In both cases the system will suggest you two movies with a short description.

Requirements

  • Python >3.7
  • Following python libraries:
    • weaviate-client
    • python-dotenv
  • A Weaviate cluster on Weaviate Cloud (URL and API KEY).
  • An API KEY for Cohere.

Installation

  1. Clone the repository.

  2. Create a virtual environment

    python -m venv venv
    source venv/bin/activate
  3. Install dependencies:

    pip install weaviate-client python-dotenv
  4. Create an .env file in the project directory and add your API keys and WCD URL:

    WCD_URL=your_weaviate_cluster_url
    WCD_API_KEY=your_weaviate_api_key
    COHERE_APIKEY=your_cohere_api_key

Data management

manage_data.ipynb it's where the preparation of the movie dataset and the uploading of the collection on Weaviate cloud are managed. I decided to use named vectors for title and tags since the queries are made on one of these two fields. Binary quantization is used for reducing the size of the data.

Usage

  1. Load the data on your Weaviate cloud with manage.data.ipynb.
  2. Run GUI.ipynb (it's vintage not ugly)
  3. Choose if you want to search by title or by tag.
  4. You will see two movies recommendations with a short description done with Cohere.

Recommendations

How it works? The recommendations are made with tags. If you input a movie title, the system will retrieve the tags for that title from Weaviate database and search for the movies with most similar tags. Or you can directly input some tags that you find interesting.

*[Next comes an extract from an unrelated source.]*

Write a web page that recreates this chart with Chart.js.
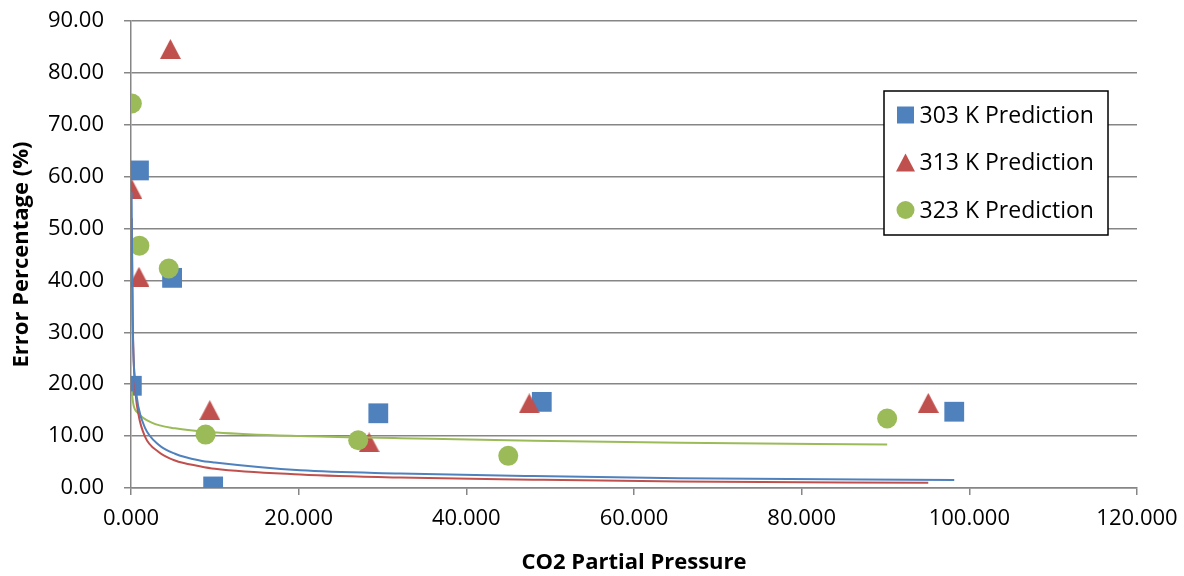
<!DOCTYPE html>
<html>
<head>
<meta charset="utf-8">
<script src="https://cdn.jsdelivr.net/npm/chart.js@4.4.1/dist/chart.umd.min.js"></script>
<style>
  html, body { margin: 0; padding: 0; background: #fff; }
  #wrap { width: 1184px; height: 576px; }
</style>
</head>
<body>
<div id="wrap"><canvas id="chart"></canvas></div>
<script>
// series names / colours
const seriesNames = ['303 K Prediction', '313 K Prediction', '323 K Prediction'];
const seriesColors = ['#4F81BD', '#C0504D', '#9BBB59'];

// measured points (x = CO2 partial pressure, y = error %)
const x303 = [0.1, 0.95, 4.9, 9.8, 29.5, 49.0, 98.2];
const y303 = [19.7, 61.2, 40.5, 0.3, 14.4, 16.6, 14.7];
const x313 = [0.1, 0.95, 4.7, 9.4, 28.4, 47.5, 95.1];
const y313 = [57.6, 40.7, 84.6, 15.0, 8.8, 16.3, 16.4];
const x323 = [0.1, 1.0, 4.5, 8.9, 27.1, 45.0, 90.2];
const y323 = [74.1, 46.7, 42.3, 10.3, 9.2, 6.2, 13.4];

// trend lines
const trendX303 = [0.07, 0.2, 0.56, 0.87, 1.67, 3.26, 5.25, 8.2, 10.0, 20.2, 32.1, 48.0, 65.5, 98.2];
const trendY303 = [57.0, 32.0, 19.6, 15.7, 11.6, 8.4, 6.6, 5.3, 4.9, 3.4, 2.8, 2.3, 1.9, 1.55];
const trendX313 = [0.09, 0.2, 0.5, 0.87, 1.67, 3.26, 5.25, 8.2, 10.0, 20.2, 32.1, 48.0, 65.5, 95.1];
const trendY313 = [52.0, 33.0, 19.5, 14.4, 9.9, 7.0, 5.3, 4.2, 3.7, 2.6, 2.0, 1.6, 1.25, 1.0];
const trendX323 = [0.08, 0.3, 0.87, 2.47, 5.25, 10.2, 20.2, 32.1, 48.0, 65.5, 90.2];
const trendY323 = [18.6, 16.0, 14.4, 12.6, 11.5, 10.7, 10.0, 9.6, 9.1, 8.7, 8.4];

// axes
const xMin = 0, xMax = 120, xStep = 20;
const yMin = 0, yMax = 90, yStep = 10;
const xTitle = 'CO2 Partial Pressure';
const yTitle = 'Error Percentage (%)';

const toPts = (xs, ys) => xs.map((x, i) => ({ x: x, y: ys[i] }));

const FONT = '"Open Sans", "Liberation Sans", sans-serif';
const GRID = '#868686';

// Excel style triangle marker (as wide as it is tall, centred on its box)
function triangleMarker(w, h, color) {
    const c = document.createElement('canvas');
    c.width = w; c.height = h;
    const g = c.getContext('2d');
    g.fillStyle = color;
    g.beginPath();
    g.moveTo(w / 2, 0); g.lineTo(w, h); g.lineTo(0, h);
    g.closePath();
    g.fill();
    return c;
}
const pointStyles = ['rect', triangleMarker(21, 20, seriesColors[1]), 'circle'];
const pointSizes = [14, 10, 10];

function trend(xs, ys, color) {
    return {
        type: 'line', data: toPts(xs, ys), borderColor: color, borderWidth: 2,
        pointRadius: 0, fill: false, cubicInterpolationMode: 'monotone', order: 0
    };
}
function points(idx, xs, ys) {
    return {
        type: 'scatter', label: seriesNames[idx], data: toPts(xs, ys),
        pointStyle: pointStyles[idx], pointRadius: pointSizes[idx],
        backgroundColor: seriesColors[idx], borderColor: seriesColors[idx],
        borderWidth: 0, order: 3 - idx
    };
}

// legend box drawn inside the plot area, like the Excel original
const boxLegend = {
    id: 'boxLegend',
    afterDraw(chart) {
        const { ctx, chartArea } = chart;
        const left = chartArea.right - 253, top = chartArea.top + 70;
        const w = 224, h = 144, rowH = 47.5;
        ctx.save();
        ctx.fillStyle = '#fff';
        ctx.fillRect(left, top, w, h);
        ctx.strokeStyle = '#000';
        ctx.lineWidth = 1.5;
        ctx.strokeRect(left, top, w, h);
        ctx.font = '23px ' + FONT;
        ctx.textBaseline = 'middle';
        seriesNames.forEach((name, i) => {
            const cy = top + 24 + i * rowH, cx = left + 21.5;
            ctx.fillStyle = seriesColors[i];
            ctx.beginPath();
            if (i === 0) ctx.rect(cx - 8.5, cy - 8.5, 17, 17);
            else if (i === 1) { ctx.moveTo(cx, cy - 9); ctx.lineTo(cx + 9.5, cy + 9); ctx.lineTo(cx - 9.5, cy + 9); ctx.closePath(); }
            else ctx.arc(cx, cy, 9, 0, Math.PI * 2);
            ctx.fill();
            ctx.fillStyle = '#000';
            ctx.fillText(name, cx + 14, cy + 1);
        });
        ctx.restore();
    }
};

new Chart(document.getElementById('chart'), {
    type: 'scatter',
    data: {
        datasets: [
            trend(trendX303, trendY303, seriesColors[0]),
            trend(trendX313, trendY313, seriesColors[1]),
            trend(trendX323, trendY323, seriesColors[2]),
            points(0, x303, y303),
            points(1, x313, y313),
            points(2, x323, y323)
        ]
    },
    options: {
        responsive: true,
        maintainAspectRatio: false,
        animation: false,
        layout: { padding: { top: 21, right: 47, left: 0, bottom: 0 } },
        plugins: { legend: { display: false }, tooltip: { enabled: false } },
        scales: {
            x: {
                type: 'linear', min: xMin, max: xMax,
                afterFit: s => { s.height = 88; s.paddingLeft = 0; s.paddingRight = 0; },
                ticks: { stepSize: xStep, color: '#000', padding: 11, maxRotation: 0,
                         font: { family: FONT, size: 22 }, callback: v => v.toFixed(3) },
                grid: { drawOnChartArea: false, drawTicks: true, tickLength: 7, color: GRID, lineWidth: 1.5 },
                border: { color: GRID, width: 1.5 },
                title: { display: true, text: xTitle, color: '#000', padding: { top: 0, bottom: 0 },
                         font: { family: FONT, size: 22, weight: 'bold' } }
            },
            y: {
                type: 'linear', min: yMin, max: yMax,
                afterFit: s => { s.width = 131; s.paddingTop = 0; s.paddingBottom = 0; },
                ticks: { stepSize: yStep, color: '#000', padding: 20,
                         font: { family: FONT, size: 22 }, callback: v => v.toFixed(2) },
                grid: { drawTicks: true, tickLength: 7, color: GRID, lineWidth: 1.5 },
                border: { color: GRID, width: 1.5 },
                title: { display: true, text: yTitle, color: '#000', padding: { top: 9, bottom: 0 },
                         font: { family: FONT, size: 22, weight: 'bold' } }
            }
        }
    },
    plugins: [boxLegend]
});
</script>
</body>
</html>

In the MovieLens dataset tags are basically keywords relevant to the movie inserted by users.

Both movie titles and tags are vectorized indipendently in the Weaviate database, the searches are done with vector similarity, adding the generative search that passes the results to prompt an LLM (Cohere).

Disclaimer

This is an exercise for a challenge, not intended for general user usage.